_Data lines_.
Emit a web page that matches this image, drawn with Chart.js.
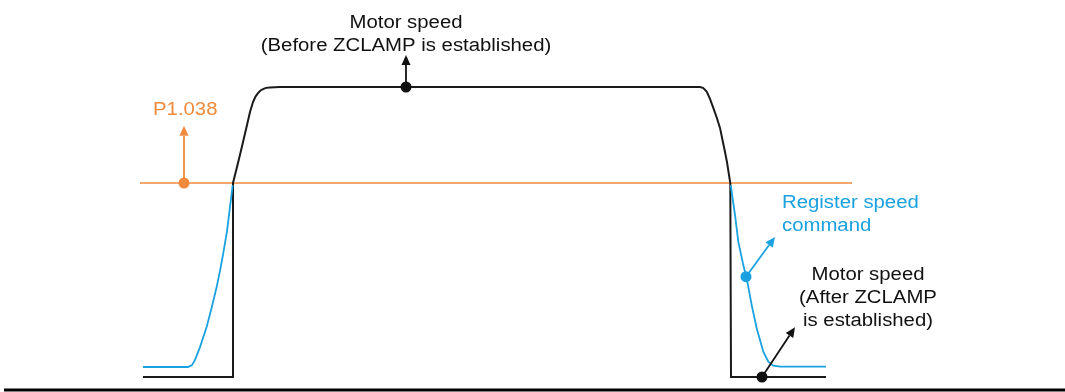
<!DOCTYPE html>
<html>
<head>
<meta charset="utf-8">
<script src="https://cdn.jsdelivr.net/npm/chart.js@4"></script>
<style>
html,body{margin:0;padding:0;background:#fff;}
canvas{display:block;}
</style>
</head>
<body>
<canvas id="c" width="1065" height="392"></canvas>
<script>
// Time axis (arbitrary units) and speed (% of max speed)
const motorBeforeT = [143,233,233,236.5,240,243.5,247,250,253,255.5,258,260.5,263,266,270,280,700,703,706.7,710,713.3,716.7,720,722.5,725,727,728.5,730.3,731,826];
const motorBeforeV = [0,0,66.9,71.7,76.6,81.7,86.9,91.4,94.8,96.7,97.9,98.8,99.3,99.7,99.8,100,100,99.7,98.4,95.9,92.8,89.5,85.9,81.7,77.6,74.1,70.7,66.9,0,0];
const registerRiseT = [143,188,192,195,200,206.7,211.7,216.7,220,223.3,227,230,232.7];
const registerRiseV = [3.45,3.45,4.1,5.9,10.3,17.3,24,31.1,36.6,42.7,50.3,58.7,66.2];
const registerFallT = [730.7,735,738.3,743.3,746.7,751.7,756.7,763.3,768.3,773.3,780,826];
const registerFallV = [66.2,55.9,46.7,38.6,34.0,24.8,16.8,8.7,5.3,3.9,3.6,3.6];
const thresholdT = [140,852];
const thresholdV = 66.9;           // P1.038 level
const markers = [
  {t:406, v:100,  color:'#111111', tip:[406,111.0]},
  {t:184, v:66.9, color:'#f08a3c', tip:[184,86.6]},
  {t:746, v:34.6, color:'#1aa1e0', tip:[775,48.3]},
  {t:762, v:0,    color:'#111111', tip:[795,17.2]}
];
const notes = [
  {lines:['Motor speed','(Before ZCLAMP is established)'], t:406, v:120.3, align:'center', color:'#111111'},
  {lines:['P1.038'], t:153, v:90.3, align:'left', color:'#f08a3c'},
  {lines:['Register speed','command'], t:782, v:58.3, align:'left', color:'#1aa1e0'},
  {lines:['Motor speed','(After ZCLAMP','is established)'], t:868, v:33.4, align:'center', color:'#111111'}
];

const toXY = (ts, vs) => ts.map((t,i)=>({x:t, y:Array.isArray(vs)?vs[i]:vs}));

const annot = {
  id:'annot',
  afterDatasetsDraw(chart){
    const {ctx, scales:{x,y}} = chart;
    ctx.save();
    // baseline rule
    ctx.strokeStyle = '#000'; ctx.lineWidth = 3;
    ctx.beginPath(); ctx.moveTo(x.getPixelForValue(4), y.getPixelForValue(-4.48));
    ctx.lineTo(x.getPixelForValue(1065), y.getPixelForValue(-4.48)); ctx.stroke();
    // arrows
    markers.forEach(m=>{
      const x0 = x.getPixelForValue(m.t), y0 = y.getPixelForValue(m.v);
      const x1 = x.getPixelForValue(m.tip[0]), y1 = y.getPixelForValue(m.tip[1]);
      const ang = Math.atan2(y1-y0, x1-x0);
      const L = 10, W = 4.5;
      const bx = x1 - L*Math.cos(ang), by = y1 - L*Math.sin(ang);
      ctx.strokeStyle = m.color; ctx.fillStyle = m.color; ctx.lineWidth = 1.8;
      ctx.beginPath(); ctx.moveTo(x0,y0); ctx.lineTo(bx,by); ctx.stroke();
      ctx.beginPath(); ctx.moveTo(x1,y1);
      ctx.lineTo(bx + W*Math.sin(ang), by - W*Math.cos(ang));
      ctx.lineTo(bx - W*Math.sin(ang), by + W*Math.cos(ang));
      ctx.closePath(); ctx.fill();
    });
    // texts
    ctx.font = '18px "Liberation Sans", Arial, sans-serif';
    ctx.textBaseline = 'alphabetic';
    const sx = 1.13, lh = 22.8;
    notes.forEach(n=>{
      const px = x.getPixelForValue(n.t), py = y.getPixelForValue(n.v);
      ctx.fillStyle = n.color;
      n.lines.forEach((s,i)=>{
        ctx.save();
        ctx.translate(px, py + i*lh);
        ctx.scale(sx,1);
        ctx.textAlign = n.align;
        ctx.fillText(s, 0, 0);
        ctx.restore();
      });
    });
    ctx.restore();
  }
};

new Chart(document.getElementById('c'), {
  type:'scatter',
  data:{
    datasets:[
      {label:'markers', data:markers.map(m=>({x:m.t,y:m.v})), pointBackgroundColor:markers.map(m=>m.color), pointBorderWidth:0, pointRadius:5.5, showLine:false, order:0},
      {label:'Register speed command', data:toXY(registerRiseT, registerRiseV), showLine:true, borderColor:'#1aa1e0', borderWidth:1.8, pointRadius:0, tension:0, order:1},
      {label:'Register speed command (decel)', data:toXY(registerFallT, registerFallV), showLine:true, borderColor:'#1aa1e0', borderWidth:1.8, pointRadius:0, tension:0, order:1},
      {label:'Motor speed', data:toXY(motorBeforeT, motorBeforeV), showLine:true, borderColor:'#1a1a1a', borderWidth:2, pointRadius:0, tension:0, order:2},
      {label:'P1.038', data:toXY(thresholdT, thresholdV), showLine:true, borderColor:'#f08a3c', borderWidth:1.6, pointRadius:0, order:3}
    ]
  },
  options:{
    responsive:false, animation:false, devicePixelRatio:1,
    layout:{padding:0, autoPadding:false},
    plugins:{legend:{display:false}, tooltip:{enabled:false}},
    scales:{
      x:{type:'linear', min:0, max:1065, display:false},
      y:{type:'linear', min:-5.17, max:130, display:false}
    }
  },
  plugins:[annot]
});
</script>
</body>
</html>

_Problem to work on_. Please take the lines from the beginning of the data above through the line holding "const toXY = (ts, vs)" and transcribe them exactly, without any pictures.

_Response_.
Emit a web page that matches this image, drawn with Chart.js.
<!DOCTYPE html>
<html>
<head>
<meta charset="utf-8">
<script src="https://cdn.jsdelivr.net/npm/chart.js@4"></script>
<style>
html,body{margin:0;padding:0;background:#fff;}
canvas{display:block;}
</style>
</head>
<body>
<canvas id="c" width="1065" height="392"></canvas>
<script>
// Time axis (arbitrary units) and speed (% of max speed)
const motorBeforeT = [143,233,233,236.5,240,243.5,247,250,253,255.5,258,260.5,263,266,270,280,700,703,706.7,710,713.3,716.7,720,722.5,725,727,728.5,730.3,731,826];
const motorBeforeV = [0,0,66.9,71.7,76.6,81.7,86.9,91.4,94.8,96.7,97.9,98.8,99.3,99.7,99.8,100,100,99.7,98.4,95.9,92.8,89.5,85.9,81.7,77.6,74.1,70.7,66.9,0,0];
const registerRiseT = [143,188,192,195,200,206.7,211.7,216.7,220,223.3,227,230,232.7];
const registerRiseV = [3.45,3.45,4.1,5.9,10.3,17.3,24,31.1,36.6,42.7,50.3,58.7,66.2];
const registerFallT = [730.7,735,738.3,743.3,746.7,751.7,756.7,763.3,768.3,773.3,780,826];
const registerFallV = [66.2,55.9,46.7,38.6,34.0,24.8,16.8,8.7,5.3,3.9,3.6,3.6];
const thresholdT = [140,852];
const thresholdV = 66.9;           // P1.038 level
const markers = [
  {t:406, v:100,  color:'#111111', tip:[406,111.0]},
  {t:184, v:66.9, color:'#f08a3c', tip:[184,86.6]},
  {t:746, v:34.6, color:'#1aa1e0', tip:[775,48.3]},
  {t:762, v:0,    color:'#111111', tip:[795,17.2]}
];
const notes = [
  {lines:['Motor speed','(Before ZCLAMP is established)'], t:406, v:120.3, align:'center', color:'#111111'},
  {lines:['P1.038'], t:153, v:90.3, align:'left', color:'#f08a3c'},
  {lines:['Register speed','command'], t:782, v:58.3, align:'left', color:'#1aa1e0'},
  {lines:['Motor speed','(After ZCLAMP','is established)'], t:868, v:33.4, align:'center', color:'#111111'}
];

const toXY = (ts, vs) => ts.map((t,i)=>({x:t, y:Array.isArray(vs)?vs[i]:vs}));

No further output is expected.